Lavine, 24, is the type of player who could accelerate the rebuild. He averaged 23.7 points a game for the Bulls last season while starting 62 of 63 games.
The top of the draft is set with the Pelicans taking Zion Williamson of Duke with the first pick and Memphis taking Ja Morant of Murray State second. The Knicks would have to be overwhelmed to part with the third pick, which is expected to be R.J. Barrett of Duke.
Sam Amico of Amicohoops.net, in an interview on WKRK-FM 92.3, said the Cavaliers are exploring ways to acquire the third pick in the draft from the Knicks. The Cavs own the 26th pick in addition to the fifth pick in the first round. They also own Milwaukee’s first-round pick in 2021. Amico suggested the Cavs would have to give the Knicks all three first-round picks just to move up two slots June 20.
The Pelicans have the fourth pick in addition to the first after agreeing to trade Anthony Davis to the Lakers. The teams interested in trading with the Cavaliers might try to jump the Cavaliers and trade with New Orleans instead to draft Vanderbilt guard Darius Garland, who has become the flavor of the week in the final days before the draft. In fact, one report has the Knicks working out Garland on June 19. Barrett would slip at least one spot if the Knicks make a last-minute decision to draft Garland.
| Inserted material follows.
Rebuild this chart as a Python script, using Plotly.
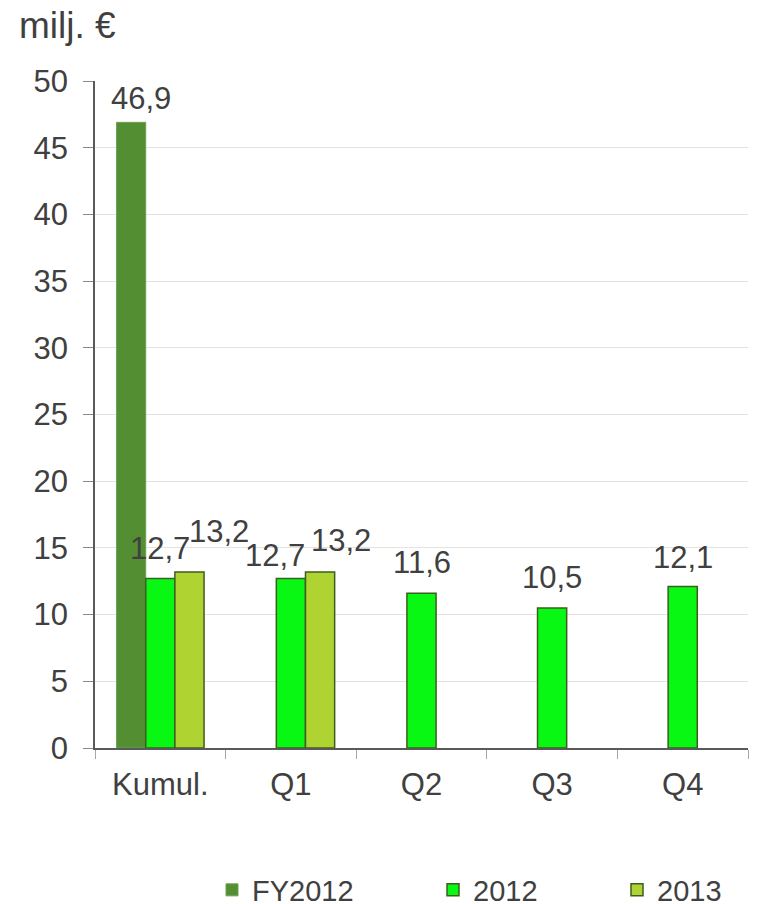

Altman worked under Pelicans director of basketball operations David Griffin when Griffin was the Cavaliers’ general manager. Altman has the resources to swing a deal with Griffin if the Cavaliers want the fourth pick badly enough. Altman could include forward Kevin Love in a trade. Griffin as general manager of the Cavs traded Andrew Wiggins to Minnesota for Love in 2015.
Sticking with the fifth pick would still give Altman the chance to draft a potential starter. Assuming Williamson, Morant and Barrett do go 1-2-3, four of a group of five that includes Garland, De’Andre Hunter, Jarrett Culver, Coby White and Reddish would have to be left for the Cavs at five.
Altman can get a fine player by playing it safe, but that isn’t his way.